In fact, Hyatt management continually cuts staff and increases workloads at all their hotels. As a result, the chain had the highest injury rate for housekeepers last year in an academic study of 50 major hotels published by the American Journal of Industrial Medicine in February 2010.
Actually, since the late 1980s, the hotel industry as a whole has steadily reduced employees. The union reports that in 1988, nearly 71 workers were employed to service 100 occupied guestrooms. Last year, that number was down to 53--a 25 percent reduction.
This is why the industry is poised to make big profits. Occupancy rates are increasing while the workforce is not. "Expense reductions have been so dramatic at both the property and corporate level that even a modest pick-up in...growth should lead to outsized profit gains," according to an analysis by Goldman Sachs.
The union is sending a clear message, stall negotiations and there will be increased national coordination of demonstrations, civil disobedience actions and boycotts. This is in addition to the strike weapon, which San Francisco Local 2, whose contracts expired in August 2009, has used both judiciously and effectively.
That local, with 9,000 members, has a long history of mobilizing both its members and community allies. It has already successfully employed several three-day strikes of targeted hotels, numerous lobby protests by workers on lunch breaks and frequent "all-day, all-night picketing" of eight boycotted venues.
Yet at the same time, the union is conscious that victory is more difficult fighting alone in one city, no matter how bold or militant. Members are also very clear about this from their experiences dealing with these giant investment conglomerates who have continuously rebuffed local efforts to achieve a decent contract.

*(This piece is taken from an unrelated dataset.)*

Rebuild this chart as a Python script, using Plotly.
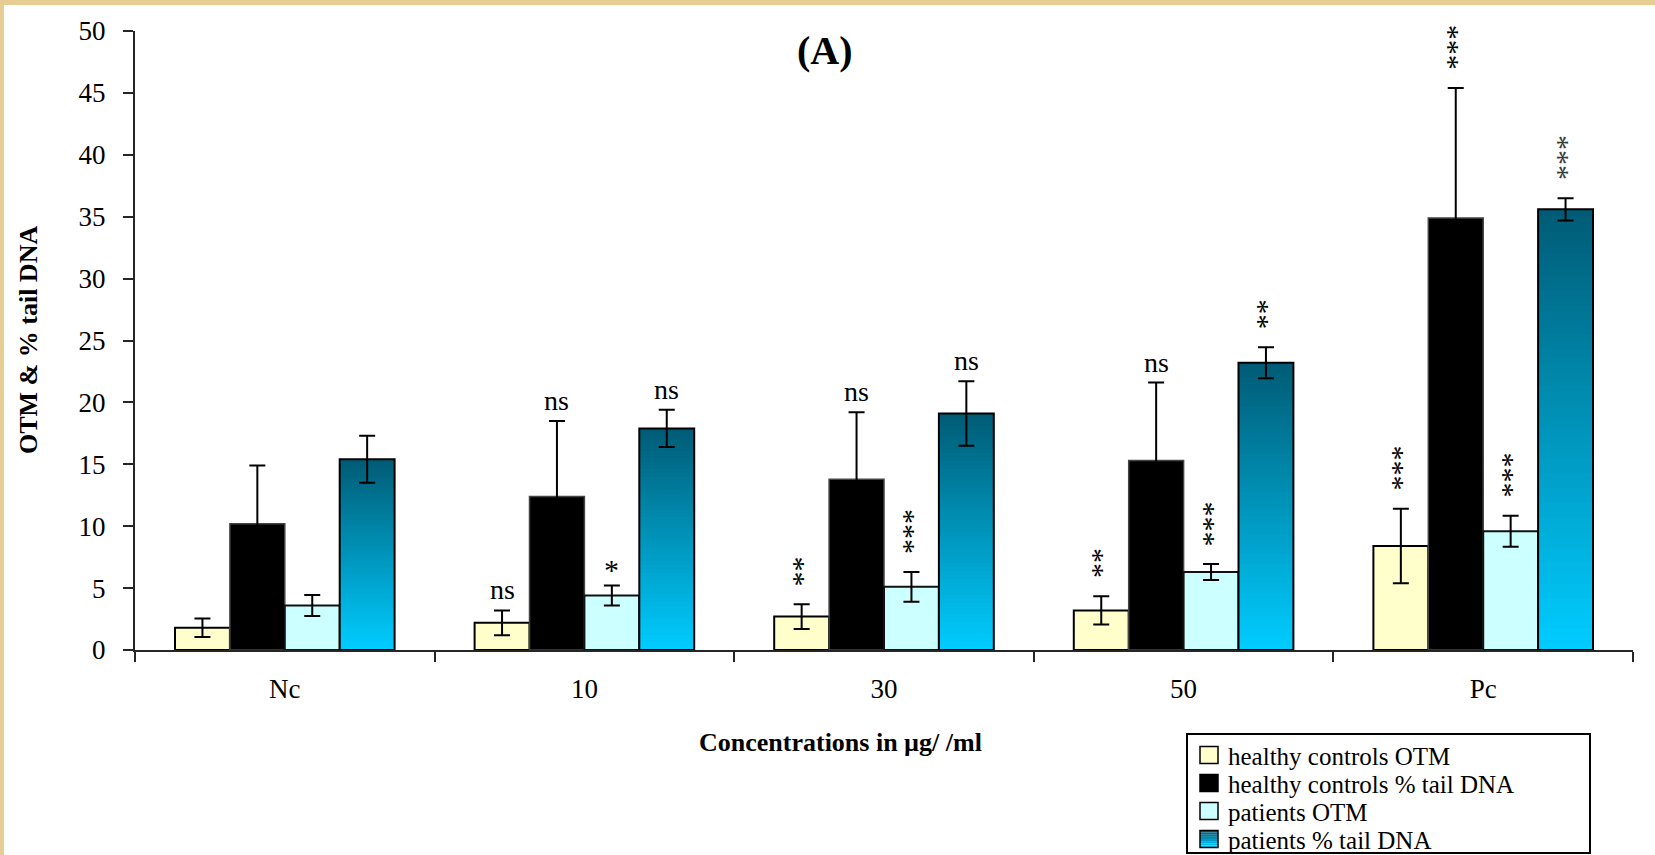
import plotly.graph_objects as go

# ---- data -------------------------------------------------------------
categories = ["Nc", "10", "30", "50", "Pc"]

series_names = [
    "healthy controls OTM",
    "healthy controls % tail DNA",
    "patients OTM",
    "patients % tail DNA",
]

healthy_otm = [1.8, 2.2, 2.7, 3.2, 8.4]
healthy_otm_err = [0.75, 1.0, 1.0, 1.15, 3.0]

healthy_tail = [10.2, 12.4, 13.8, 15.3, 34.9]
healthy_tail_err = [4.7, 6.1, 5.4, 6.3, 10.5]

patients_otm = [3.6, 4.4, 5.1, 6.3, 9.6]
patients_otm_err = [0.85, 0.8, 1.2, 0.65, 1.25]

patients_tail = [15.4, 17.9, 19.1, 23.2, 35.6]
patients_tail_err = [1.9, 1.5, 2.6, 1.25, 0.9]

sig_healthy_otm = ["", "ns", "**", "**", "***"]
sig_healthy_tail = ["", "ns", "ns", "ns", "***"]
sig_patients_otm = ["", "*", "***", "***", "***"]
sig_patients_tail = ["", "ns", "ns", "**", "***"]

# ---- page geometry ----------------------------------------------------
W, H = 1655, 855
ML, MR, MT, MB = 135, 22, 31, 205
PW, PH = W - ML - MR, H - MT - MB


def px(x):
    return (x - ML) / PW


def py(y):
    return (H - MB - y) / PH


SERIF = "Liberation Serif, Times New Roman, serif"
TOP_RGB = (0, 92, 118)
BOT_RGB = (0, 204, 255)


def mix(frac):
    r = [round(b + (t - b) * frac) for t, b in zip(TOP_RGB, BOT_RGB)]
    return f"rgb({r[0]},{r[1]},{r[2]})"


group_w = 0.733
bw = group_w / 4
offsets = [-group_w / 2 + i * bw for i in range(4)]

fig = go.Figure()

err_style = dict(type="data", color="#000000", thickness=2, width=8, visible=True)

fig.add_trace(go.Bar(
    x=categories, y=healthy_otm, width=bw, offset=offsets[0],
    marker=dict(color="#FFFFCC", line=dict(color="#000000", width=2)),
    error_y=dict(array=healthy_otm_err, **err_style),
    name=series_names[0], showlegend=False,
))
fig.add_trace(go.Bar(
    x=categories, y=healthy_tail, width=bw, offset=offsets[1],
    marker=dict(color="#000000", line=dict(color="#444444", width=1.5)),
    error_y=dict(array=healthy_tail_err, **err_style),
    name=series_names[1], showlegend=False,
))
fig.add_trace(go.Bar(
    x=categories, y=patients_otm, width=bw, offset=offsets[2],
    marker=dict(color="#CCFFFF", line=dict(color="#111111", width=2)),
    error_y=dict(array=patients_otm_err, **err_style),
    name=series_names[2], showlegend=False,
))

# vertical gradient fill for the patients % tail DNA bars, built from slices
N = 60
for k in range(N):
    frac = k / (N - 1)
    extra = 0.08 if k < N - 1 else 0.0
    fig.add_trace(go.Bar(
        x=categories,
        y=[v / N + extra for v in patients_tail],
        base=[v * k / N for v in patients_tail],
        width=bw, offset=offsets[3],
        marker=dict(color=mix(frac), line=dict(width=0)),
        hoverinfo="skip", showlegend=False,
    ))
fig.add_trace(go.Bar(
    x=categories, y=patients_tail, width=bw, offset=offsets[3],
    marker=dict(color="rgba(0,0,0,0)", line=dict(color="#000000", width=2)),
    error_y=dict(array=patients_tail_err, **err_style),
    name=series_names[3], showlegend=False,
))

# ---- significance marks -----------------------------------------------
annotations = []
sig_sets = [
    (healthy_otm, healthy_otm_err, sig_healthy_otm, offsets[0]),
    (healthy_tail, healthy_tail_err, sig_healthy_tail, offsets[1]),
    (patients_otm, patients_otm_err, sig_patients_otm, offsets[2]),
    (patients_tail, patients_tail_err, sig_patients_tail, offsets[3]),
]
for si, (vals, errs, sigs, off) in enumerate(sig_sets):
    for i, (v, e, s) in enumerate(zip(vals, errs, sigs)):
        if not s:
            continue
        xc = i + off + bw / 2
        # the positive-control marks on the last series are set in a lighter ink
        col = "#3a3a3a" if (si == 3 and i == len(vals) - 1) else "#000000"
        if s == "ns":
            annotations.append(dict(
                x=xc, y=v + e, xref="x", yref="y", text="ns", showarrow=False,
                yanchor="bottom", yshift=3,
                font=dict(family=SERIF, size=28, color=col),
            ))
        elif len(s) == 1:
            annotations.append(dict(
                x=xc, y=v + e, xref="x", yref="y", text=s, showarrow=False,
                yanchor="bottom", yshift=-2,
                font=dict(family=SERIF, size=30, color=col),
            ))
        else:
            annotations.append(dict(
                x=xc, y=v + e, xref="x", yref="y", text=s, showarrow=False,
                textangle=90, yanchor="bottom", yshift=16, xshift=-6,
                font=dict(family=SERIF, size=30, color=col),
            ))

# titles
annotations.append(dict(
    x=px(825), y=py(50), xref="paper", yref="paper", text="<b>(A)</b>",
    xanchor="center", yanchor="middle", showarrow=False,
    font=dict(family=SERIF, size=40, color="#000000"),
))
annotations.append(dict(
    x=px(840), y=py(742), xref="paper", yref="paper",
    text="<b>Concentrations in µg/ /ml</b>", showarrow=False,
    xanchor="center", yanchor="middle",
    font=dict(family=SERIF, size=26, color="#000000"),
))
annotations.append(dict(
    x=px(28), y=py(340), xref="paper", yref="paper",
    text="<b>OTM &amp; % tail DNA</b>", showarrow=False, textangle=-90,
    xanchor="center", yanchor="middle",
    font=dict(family=SERIF, size=26, color="#000000"),
))

# ---- shapes: page frame and legend box --------------------------------
shapes = [
    dict(type="rect", xref="paper", yref="paper", layer="below",
         x0=px(4), x1=px(W + 5), y0=py(H + 5), y1=py(5),
         fillcolor="#FFFFFF", line=dict(width=0)),
    dict(type="rect", xref="paper", yref="paper",
         x0=px(1187), x1=px(1590), y0=py(853), y1=py(734),
         fillcolor="#FFFFFF", line=dict(color="#000000", width=2)),
]

legend_fills = ["#FFFFCC", "#000000", "#CCFFFF", None]
row_y = [755, 783, 811, 839]
for name, fill, ry in zip(series_names, legend_fills, row_y):
    sx0, sx1, sy0, sy1 = 1200, 1218, ry - 8.5, ry + 8.5
    if fill is None:
        steps = 8
        for k in range(steps):
            a = sy0 + (sy1 - sy0) * k / steps
            b = sy0 + (sy1 - sy0) * (k + 1) / steps
            shapes.append(dict(
                type="rect", xref="paper", yref="paper",
                x0=px(sx0), x1=px(sx1), y0=py(b), y1=py(a),
                fillcolor=mix(1 - k / (steps - 1)), line=dict(width=0)))
        fill = "rgba(0,0,0,0)"
    shapes.append(dict(
        type="rect", xref="paper", yref="paper",
        x0=px(sx0), x1=px(sx1), y0=py(sy1), y1=py(sy0),
        fillcolor=fill, line=dict(color="#000000", width=1.5)))
    annotations.append(dict(
        x=px(1226), y=py(ry + 1), xref="paper", yref="paper", text=name,
        showarrow=False, xanchor="left", yanchor="middle",
        font=dict(family=SERIF, size=25, color="#000000"),
    ))

fig.update_layout(
    width=W, height=H,
    margin=dict(l=ML, r=MR, t=MT, b=MB, pad=0),
    paper_bgcolor="#E7CC93",
    plot_bgcolor="#FFFFFF",
    barmode="overlay",
    showlegend=False,
    annotations=annotations,
    shapes=shapes,
    xaxis=dict(
        type="category", range=[-0.5, 4.5], tickson="boundaries",
        showline=True, linecolor="#262626", linewidth=2,
        ticks="outside", ticklen=10, tickwidth=2, tickcolor="#262626",
        showgrid=False, zeroline=False, ticklabelstandoff=14,
        tickfont=dict(family=SERIF, size=27, color="#000000"),
    ),
    yaxis=dict(
        range=[0, 50], dtick=5, tick0=0,
        showline=True, linecolor="#262626", linewidth=2,
        ticks="outside", ticklen=10, tickwidth=2, tickcolor="#262626",
        showgrid=False, zeroline=False, ticklabelstandoff=12,
        tickfont=dict(family=SERIF, size=27, color="#000000"),
    ),
)

fig.write_html("out.html")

"These are multi-national corporations, so, standing together with workers in other cities is key to defending our livelihoods," said Local 2 Press Coordinator, Riddhi Mehta.
Thus, the stage is set for more national clashes between the hotels and labor, in the most old-fashioned of ways, with each mobilizing its own precious resources; one measured in cash, the other in people. Only this time, hotel workers have turned their adversaries' chief weapon against them--more management stalling of negotiations locally means more union allies coming onboard nationally.